Besides currently employing cashiers, customer service and fleet management staff for projects, QBG plans to hire several Emiratis in skilled categories like engineers and technical staff this year.

“While Emiratisation enables good nationality mix, local understanding and easy access to the desired skill sets, it also enables quick response to urgent projects as this bypasses the visa processes required to hire expat staff,” explains Sinha.

Challenges faced
Al Kaabi, who initially studied construction management, explains many Emiratis do not view facilities management as being a prestigious field like engineering.

“I was one of them before, but I realised FM is more interesting. There is a very competitive market in the UAE for service providers, and Emiratis can gain a very good experience from them,” she says.

Al Matroushi further points out that one of the challenges faced by FM companies when attracting Emiratis is the limited awareness about the concept of facilities management.

Imdaad organises visits to local colleges and universities to create awareness about integrated facilities management, and regularly takes part in local career fairs and Emiratisation open days.

Sinha says a problem is that it is taken for granted that UAE nationals will not fulfil various FM requirements, which QBG proved wrong when it hired local supervisors for fleet management in Abu Dhabi and Dubai.

Kayed adds there can be training issues, but from the organisation’s end. “If nobody takes the time to mentor or train an Emirati employee, then it becomes boring for them.

I’ve heard of people contacting HR who say they have nothing for them. If you hire an Emirati who has never done a job before, just train them like you would train any other employee.”

He further points out cultural challenges. “In government institutions, timings are different. You pray in the morning, go to work, finish by 2pm and the rest of the day is for family.

But in the private sector you work 9-6 or even longer.

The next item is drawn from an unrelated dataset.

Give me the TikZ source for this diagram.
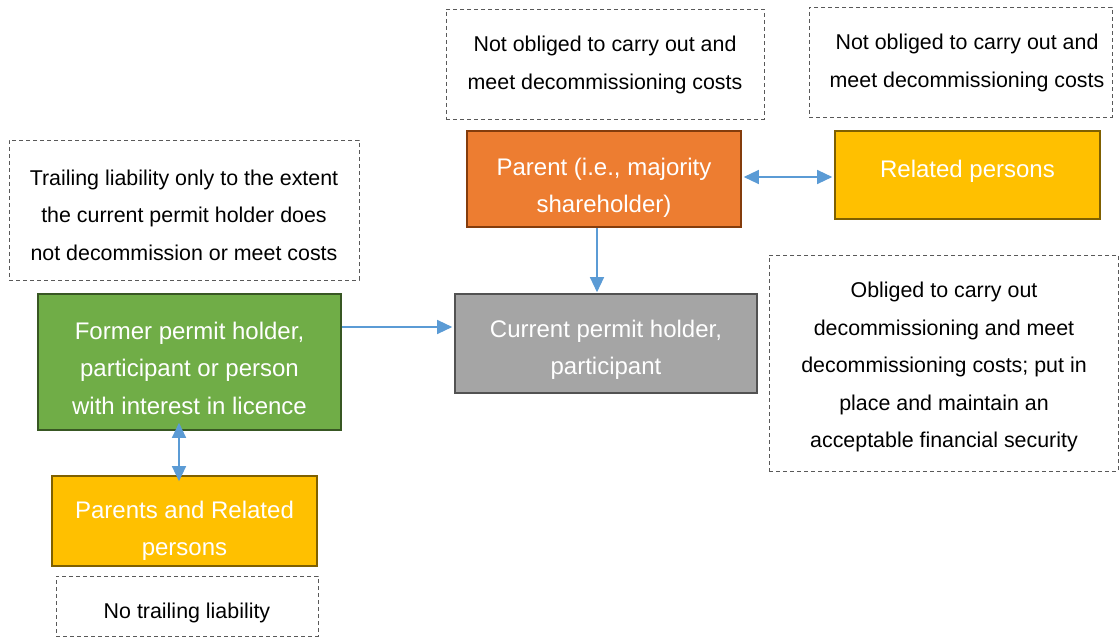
\documentclass[tikz,border=0pt]{standalone}
\usepackage{fontspec}
\setmainfont{Liberation Sans}
\usetikzlibrary{arrows.meta}
\definecolor{linkblue}{HTML}{5B9BD5}
\definecolor{dashgray}{HTML}{595959}
\definecolor{orangefill}{HTML}{ED7D31}
\definecolor{orangeline}{HTML}{843C0C}
\definecolor{goldfill}{HTML}{FFC000}
\definecolor{goldline}{HTML}{7F6000}
\definecolor{greenfill}{HTML}{70AD47}
\definecolor{greenline}{HTML}{385723}
\definecolor{grayfill}{HTML}{A5A5A5}
\definecolor{grayline}{HTML}{525252}
\begin{document}
\begin{tikzpicture}[x=1pt,y=-1pt,
  notebox/.style={draw=dashgray, line width=0.9pt, dash pattern=on 4pt off 3pt,
    inner sep=0pt, rectangle},
  entity/.style={line width=1.6pt, inner sep=0pt, rectangle},
  notetext/.style={align=center, inner sep=0pt, text=black,
    font=\fontsize{21.4}{37.5}\selectfont},
  entitytext/.style={align=center, inner sep=0pt, text=white,
    font=\fontsize{24}{37.5}\selectfont},
  link/.style={draw=linkblue, line width=1.3pt,
    -{Triangle[length=15pt,width=14pt]}},
  twoway/.style={draw=linkblue, line width=1.3pt,
    {Triangle[length=15pt,width=14pt]}-{Triangle[length=15pt,width=14pt]}}]

\useasboundingbox[fill=white] (0,0) rectangle (1119,639);

% dashed note boxes
\node[notebox, minimum width=318pt, minimum height=110pt] (notA) at (605,64) {};
\node[notetext] (notAtext) at (605,65) {Not obliged to carry out and\\meet decommissioning costs};

\node[notebox, minimum width=303pt, minimum height=110pt] (notB) at (960.5,62) {};
\node[notetext] (notBtext) at (967,63) {Not obliged to carry out and\\meet decommissioning costs};

\node[notebox, minimum width=350pt, minimum height=140pt] (trail) at (184,210) {};
\node[notetext] (trailtext) at (184,215) {Trailing liability only to the extent\\the current permit holder does\\not decommission or meet costs};

\node[notebox, minimum width=349pt, minimum height=216pt] (oblig) at (943.5,363) {};
\node[notetext] (obligtext) at (944,367) {Obliged to carry out\\decommissioning and meet\\decommissioning costs; put in\\place and maintain an\\acceptable financial security};

\node[notebox, minimum width=262pt, minimum height=60pt] (notrail) at (187,606) {};
\node[notetext] (notrailtext) at (187,613) {No trailing liability};

% coloured entity boxes
\node[entity, draw=orangeline, fill=orangefill, minimum width=274pt, minimum height=96pt] (parent) at (604,179) {};
\node[entitytext] (parenttext) at (604,188) {Parent (i.e., majority\\shareholder)};

\node[entity, draw=goldline, fill=goldfill, minimum width=265pt, minimum height=88pt] (related) at (967.5,175) {};
\node[entitytext] (relatedtext) at (967.5,171) {Related persons};

\node[entity, draw=greenline, fill=greenfill, minimum width=303pt, minimum height=136pt] (former) at (189.5,362) {};
\node[entitytext] (formertext) at (189.5,368) {Former permit holder,\\participant or person\\with interest in licence};

\node[entity, draw=grayline, fill=grayfill, minimum width=302pt, minimum height=99pt] (current) at (606,343.5) {};
\node[entitytext] (currenttext) at (606,350) {Current permit holder,\\participant};

\node[entity, draw=goldline, fill=goldfill, minimum width=265pt, minimum height=90pt] (parents) at (184.5,521) {};
\node[entitytext] (parentstext) at (184.5,531) {Parents and Related\\persons};

% connectors
\draw[twoway] ([xshift=2pt,yshift=2pt]parent.east) -- ([xshift=-2pt,yshift=-2pt]related.west);
\draw[link] ([xshift=-7pt]parent.south) -- ([xshift=-7pt,yshift=1pt]parent.south |- current.north);
\draw[link] ([yshift=35pt]former.east) -- ([yshift=35pt,xshift=-2pt]former.east -| current.west);
\draw[twoway] ([xshift=-10.5pt,yshift=8pt]former.south) -- ([xshift=-10.5pt,yshift=-6pt]former.south |- parents.north);
\end{tikzpicture}
\end{document}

When women are put in a position where they haven’t seen their children all day and it’s already 7pm, it becomes a problem. We might come across as being picky, but this is our culture, our point of view and our religion. Firms have to understand that.”

Bright future
But with the UAE government highlighting Emiratisation in various initiatives, the future for nationals in the private sector workforce looks positive.

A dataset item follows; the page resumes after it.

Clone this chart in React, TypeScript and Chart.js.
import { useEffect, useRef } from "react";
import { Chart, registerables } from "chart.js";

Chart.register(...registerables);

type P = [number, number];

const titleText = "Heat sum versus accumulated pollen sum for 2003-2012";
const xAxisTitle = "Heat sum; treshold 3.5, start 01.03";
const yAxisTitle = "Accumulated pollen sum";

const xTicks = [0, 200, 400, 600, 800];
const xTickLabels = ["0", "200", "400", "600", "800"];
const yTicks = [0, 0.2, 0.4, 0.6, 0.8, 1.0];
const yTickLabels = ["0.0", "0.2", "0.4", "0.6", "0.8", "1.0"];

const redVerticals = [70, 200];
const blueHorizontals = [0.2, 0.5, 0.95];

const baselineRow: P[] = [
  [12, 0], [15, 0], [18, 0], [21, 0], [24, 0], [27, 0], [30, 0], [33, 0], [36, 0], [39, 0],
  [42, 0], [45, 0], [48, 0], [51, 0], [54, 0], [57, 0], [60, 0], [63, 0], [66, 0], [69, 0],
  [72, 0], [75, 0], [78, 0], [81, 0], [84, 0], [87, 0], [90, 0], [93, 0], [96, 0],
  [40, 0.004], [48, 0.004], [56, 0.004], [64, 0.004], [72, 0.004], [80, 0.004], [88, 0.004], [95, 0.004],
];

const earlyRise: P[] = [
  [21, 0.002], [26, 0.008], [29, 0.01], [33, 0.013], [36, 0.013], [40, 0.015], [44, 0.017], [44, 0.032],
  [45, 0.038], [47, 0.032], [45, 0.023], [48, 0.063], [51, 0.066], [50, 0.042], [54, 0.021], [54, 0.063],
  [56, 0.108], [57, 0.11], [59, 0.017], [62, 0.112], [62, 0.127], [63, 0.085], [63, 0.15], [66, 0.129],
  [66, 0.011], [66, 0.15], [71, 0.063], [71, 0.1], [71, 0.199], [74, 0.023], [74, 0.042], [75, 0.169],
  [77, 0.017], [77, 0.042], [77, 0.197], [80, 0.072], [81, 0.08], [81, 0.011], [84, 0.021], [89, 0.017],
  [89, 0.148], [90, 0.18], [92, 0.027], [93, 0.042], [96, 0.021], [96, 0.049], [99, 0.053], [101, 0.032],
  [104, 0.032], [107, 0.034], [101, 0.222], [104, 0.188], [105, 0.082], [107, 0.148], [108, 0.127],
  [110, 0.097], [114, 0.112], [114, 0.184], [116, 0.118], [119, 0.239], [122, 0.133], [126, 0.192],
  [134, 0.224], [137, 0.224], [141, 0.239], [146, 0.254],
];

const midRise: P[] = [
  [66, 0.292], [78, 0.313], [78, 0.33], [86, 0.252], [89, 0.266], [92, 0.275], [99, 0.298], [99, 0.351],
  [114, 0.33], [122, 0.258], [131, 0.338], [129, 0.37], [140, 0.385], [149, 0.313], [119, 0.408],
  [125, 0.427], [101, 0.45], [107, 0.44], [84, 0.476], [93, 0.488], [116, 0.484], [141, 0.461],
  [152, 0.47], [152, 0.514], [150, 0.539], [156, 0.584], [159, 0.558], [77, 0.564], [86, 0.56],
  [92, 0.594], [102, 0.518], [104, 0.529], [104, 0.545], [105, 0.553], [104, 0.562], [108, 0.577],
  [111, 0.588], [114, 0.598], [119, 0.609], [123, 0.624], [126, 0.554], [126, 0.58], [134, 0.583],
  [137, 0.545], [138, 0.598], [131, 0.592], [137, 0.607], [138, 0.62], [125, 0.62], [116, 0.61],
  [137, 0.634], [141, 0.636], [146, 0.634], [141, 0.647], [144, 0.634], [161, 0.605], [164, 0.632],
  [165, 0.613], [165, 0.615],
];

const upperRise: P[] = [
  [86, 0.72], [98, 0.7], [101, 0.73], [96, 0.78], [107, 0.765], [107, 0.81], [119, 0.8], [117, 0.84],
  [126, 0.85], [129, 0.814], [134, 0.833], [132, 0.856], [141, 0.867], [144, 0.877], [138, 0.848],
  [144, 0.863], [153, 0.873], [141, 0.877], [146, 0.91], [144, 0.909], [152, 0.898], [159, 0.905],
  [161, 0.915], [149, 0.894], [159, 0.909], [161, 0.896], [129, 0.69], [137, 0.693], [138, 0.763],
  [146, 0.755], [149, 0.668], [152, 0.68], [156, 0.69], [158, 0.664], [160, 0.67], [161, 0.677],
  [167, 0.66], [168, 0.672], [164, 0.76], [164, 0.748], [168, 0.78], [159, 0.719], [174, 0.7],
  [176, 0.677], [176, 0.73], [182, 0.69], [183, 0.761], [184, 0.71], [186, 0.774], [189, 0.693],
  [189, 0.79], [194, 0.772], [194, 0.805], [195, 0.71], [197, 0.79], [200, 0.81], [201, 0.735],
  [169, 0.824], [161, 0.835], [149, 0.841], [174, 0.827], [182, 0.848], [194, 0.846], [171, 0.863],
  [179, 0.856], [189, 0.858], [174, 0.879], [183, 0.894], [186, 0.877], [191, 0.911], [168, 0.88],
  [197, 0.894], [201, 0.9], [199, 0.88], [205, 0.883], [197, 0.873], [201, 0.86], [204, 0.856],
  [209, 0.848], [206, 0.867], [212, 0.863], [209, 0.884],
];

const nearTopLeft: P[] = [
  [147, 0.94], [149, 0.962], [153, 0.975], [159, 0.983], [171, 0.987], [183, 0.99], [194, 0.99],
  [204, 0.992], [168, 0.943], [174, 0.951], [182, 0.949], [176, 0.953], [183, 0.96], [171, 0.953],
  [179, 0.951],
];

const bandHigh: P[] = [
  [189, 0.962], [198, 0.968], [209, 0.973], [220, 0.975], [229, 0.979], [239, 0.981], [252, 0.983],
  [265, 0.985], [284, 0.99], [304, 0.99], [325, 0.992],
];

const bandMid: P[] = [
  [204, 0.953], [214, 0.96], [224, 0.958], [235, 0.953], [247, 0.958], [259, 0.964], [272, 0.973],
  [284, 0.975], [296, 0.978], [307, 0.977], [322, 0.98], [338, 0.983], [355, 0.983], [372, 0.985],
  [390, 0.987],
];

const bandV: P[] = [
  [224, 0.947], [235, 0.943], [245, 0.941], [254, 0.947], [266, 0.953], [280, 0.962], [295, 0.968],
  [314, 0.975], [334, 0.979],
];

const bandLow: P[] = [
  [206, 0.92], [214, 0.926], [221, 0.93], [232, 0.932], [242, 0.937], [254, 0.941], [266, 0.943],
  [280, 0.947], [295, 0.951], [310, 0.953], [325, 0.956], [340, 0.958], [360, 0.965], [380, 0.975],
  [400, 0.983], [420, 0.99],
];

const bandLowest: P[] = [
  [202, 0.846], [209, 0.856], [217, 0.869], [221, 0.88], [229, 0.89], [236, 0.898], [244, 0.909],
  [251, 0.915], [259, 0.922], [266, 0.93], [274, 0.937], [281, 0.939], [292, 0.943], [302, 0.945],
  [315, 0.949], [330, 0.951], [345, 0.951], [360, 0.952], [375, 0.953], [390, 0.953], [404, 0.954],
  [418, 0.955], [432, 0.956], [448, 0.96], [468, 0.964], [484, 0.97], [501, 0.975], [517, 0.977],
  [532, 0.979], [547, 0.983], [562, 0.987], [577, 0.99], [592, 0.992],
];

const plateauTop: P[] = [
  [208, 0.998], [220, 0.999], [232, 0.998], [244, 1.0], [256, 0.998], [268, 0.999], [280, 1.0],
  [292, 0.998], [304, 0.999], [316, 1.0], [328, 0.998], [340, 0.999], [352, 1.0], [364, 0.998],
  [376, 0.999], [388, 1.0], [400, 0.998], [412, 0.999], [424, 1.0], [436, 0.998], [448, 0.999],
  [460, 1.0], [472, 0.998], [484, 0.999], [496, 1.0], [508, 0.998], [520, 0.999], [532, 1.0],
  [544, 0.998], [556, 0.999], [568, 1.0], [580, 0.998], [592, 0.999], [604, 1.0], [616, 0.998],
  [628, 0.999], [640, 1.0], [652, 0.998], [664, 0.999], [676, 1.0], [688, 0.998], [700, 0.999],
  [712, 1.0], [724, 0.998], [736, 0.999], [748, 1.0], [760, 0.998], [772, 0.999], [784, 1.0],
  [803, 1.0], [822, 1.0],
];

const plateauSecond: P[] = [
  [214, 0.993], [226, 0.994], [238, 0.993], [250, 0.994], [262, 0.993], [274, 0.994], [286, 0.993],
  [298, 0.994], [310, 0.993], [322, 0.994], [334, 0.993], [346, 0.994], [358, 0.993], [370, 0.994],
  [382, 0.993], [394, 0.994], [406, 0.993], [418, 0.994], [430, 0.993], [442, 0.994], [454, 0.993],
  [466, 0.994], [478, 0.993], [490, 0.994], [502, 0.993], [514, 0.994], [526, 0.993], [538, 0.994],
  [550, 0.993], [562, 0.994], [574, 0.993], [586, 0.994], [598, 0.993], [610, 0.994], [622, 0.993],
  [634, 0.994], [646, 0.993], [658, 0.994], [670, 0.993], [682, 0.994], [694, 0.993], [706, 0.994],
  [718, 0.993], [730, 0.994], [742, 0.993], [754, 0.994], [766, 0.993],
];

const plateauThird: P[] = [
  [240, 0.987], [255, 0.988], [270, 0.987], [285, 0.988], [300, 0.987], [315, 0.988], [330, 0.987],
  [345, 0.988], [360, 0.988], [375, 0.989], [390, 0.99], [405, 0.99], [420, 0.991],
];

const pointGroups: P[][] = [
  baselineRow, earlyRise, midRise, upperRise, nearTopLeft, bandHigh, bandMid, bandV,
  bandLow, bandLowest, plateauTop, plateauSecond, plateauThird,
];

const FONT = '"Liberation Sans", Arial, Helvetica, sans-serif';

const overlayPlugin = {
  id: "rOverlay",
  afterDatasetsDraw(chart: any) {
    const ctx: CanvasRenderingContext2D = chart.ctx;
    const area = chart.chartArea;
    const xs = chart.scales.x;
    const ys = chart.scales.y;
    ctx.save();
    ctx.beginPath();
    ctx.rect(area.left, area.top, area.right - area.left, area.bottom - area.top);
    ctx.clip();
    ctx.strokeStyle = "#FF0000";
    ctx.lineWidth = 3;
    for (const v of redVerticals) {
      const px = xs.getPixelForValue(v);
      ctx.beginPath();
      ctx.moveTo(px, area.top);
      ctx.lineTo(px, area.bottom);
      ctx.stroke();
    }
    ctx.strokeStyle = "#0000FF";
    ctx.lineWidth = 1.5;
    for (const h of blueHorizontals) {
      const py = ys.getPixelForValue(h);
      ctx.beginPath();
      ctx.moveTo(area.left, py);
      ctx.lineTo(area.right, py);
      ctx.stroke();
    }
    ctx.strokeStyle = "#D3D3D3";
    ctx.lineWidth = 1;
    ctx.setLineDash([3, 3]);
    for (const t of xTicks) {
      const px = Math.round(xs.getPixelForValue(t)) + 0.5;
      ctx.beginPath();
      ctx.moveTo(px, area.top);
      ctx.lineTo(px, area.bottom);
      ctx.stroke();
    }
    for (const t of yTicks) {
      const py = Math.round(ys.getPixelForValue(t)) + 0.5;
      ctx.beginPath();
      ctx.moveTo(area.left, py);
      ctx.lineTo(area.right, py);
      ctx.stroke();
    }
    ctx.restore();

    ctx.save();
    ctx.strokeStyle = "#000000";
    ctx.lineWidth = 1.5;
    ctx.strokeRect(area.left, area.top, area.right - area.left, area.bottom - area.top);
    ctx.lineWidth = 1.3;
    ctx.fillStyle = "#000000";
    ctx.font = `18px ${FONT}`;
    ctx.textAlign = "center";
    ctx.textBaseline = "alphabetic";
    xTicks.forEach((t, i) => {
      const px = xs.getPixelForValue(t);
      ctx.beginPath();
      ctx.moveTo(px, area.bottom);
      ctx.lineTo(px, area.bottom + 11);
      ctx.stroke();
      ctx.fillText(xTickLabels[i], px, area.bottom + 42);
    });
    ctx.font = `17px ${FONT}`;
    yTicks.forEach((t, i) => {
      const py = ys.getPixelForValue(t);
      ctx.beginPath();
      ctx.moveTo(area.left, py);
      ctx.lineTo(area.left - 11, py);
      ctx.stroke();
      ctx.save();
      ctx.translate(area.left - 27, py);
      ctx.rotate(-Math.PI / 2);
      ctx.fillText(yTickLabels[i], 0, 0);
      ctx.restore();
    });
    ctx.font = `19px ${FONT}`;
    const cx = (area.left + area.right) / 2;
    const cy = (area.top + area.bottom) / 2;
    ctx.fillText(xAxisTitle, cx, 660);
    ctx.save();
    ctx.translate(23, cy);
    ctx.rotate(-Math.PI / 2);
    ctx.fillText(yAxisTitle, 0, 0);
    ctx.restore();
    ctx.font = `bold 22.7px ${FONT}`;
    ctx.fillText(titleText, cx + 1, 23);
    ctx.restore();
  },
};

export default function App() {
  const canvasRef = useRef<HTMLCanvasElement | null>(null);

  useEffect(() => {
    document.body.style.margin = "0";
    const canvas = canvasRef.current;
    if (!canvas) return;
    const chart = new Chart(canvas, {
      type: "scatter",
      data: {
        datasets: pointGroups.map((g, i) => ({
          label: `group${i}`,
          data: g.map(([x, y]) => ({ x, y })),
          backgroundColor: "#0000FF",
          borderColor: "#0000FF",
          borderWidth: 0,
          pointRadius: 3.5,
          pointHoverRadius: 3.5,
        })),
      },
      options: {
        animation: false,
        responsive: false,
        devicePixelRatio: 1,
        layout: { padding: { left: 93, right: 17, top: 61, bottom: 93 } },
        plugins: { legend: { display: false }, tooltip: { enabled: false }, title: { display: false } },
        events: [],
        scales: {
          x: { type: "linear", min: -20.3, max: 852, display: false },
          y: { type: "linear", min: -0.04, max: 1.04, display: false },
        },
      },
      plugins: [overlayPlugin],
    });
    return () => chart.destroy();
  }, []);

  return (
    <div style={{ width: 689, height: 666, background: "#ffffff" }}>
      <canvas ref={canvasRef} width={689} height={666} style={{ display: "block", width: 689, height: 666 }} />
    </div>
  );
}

Kayed says the well-being of staff — both Emirati and expatriates — is important. “We stick to our own unfortunately and this needs to change. This is what Dubai is all about — existing in tolerance and understanding.”

Sinha says his firm turned the ‘high turnover of local staff’ myth on its head by utilising the services of Emiratis for over two years in various sectors and this has only emboldened the company’s drive to hire more UAE nationals.

“The biggest advantage of hiring Emiratis in the FM industry is that most of the time it helps private companies to win government contracts due to their extensive social networks.

It is a fact that compared to expatriates, Emiratis have wider contacts with influential decision makers, both in government departments and organisations as well as private companies.

This definitely is a major advantage to the company as a whole as it facilitates business growth and market share maximisation,” explains Al Matroushi.

Maltman agrees and says Emiratis have intimate working knowledge of the UAE and the region, including how government departments work and wide social networks. “By employing Emiratis, employers can tap into this knowledge,” he concludes.

Emiratisation going forward
The UAE government is making Emiratisation a priority, with the Absher programme coming into play.

This initiative will be monitored by the Ministry of Presidential Affairs, and supervised by the President of the UAE, and Ruler of Abu Dhabi, Sheikh Khalifa bin Zayed Al Nahyan.

The Absher initiative is set to create 20,000 jobs for UAE nationals in the public and private sector in the next five years.

Sheikh Mohammed bin Rashid, the Vice President of the UAE, and Ruler of Dubai, also said 2013 would be the year of Emiratisation. “The year 2013 will be a year of creating jobs for UAE nationals...that will be a national priority for which all efforts must unite.”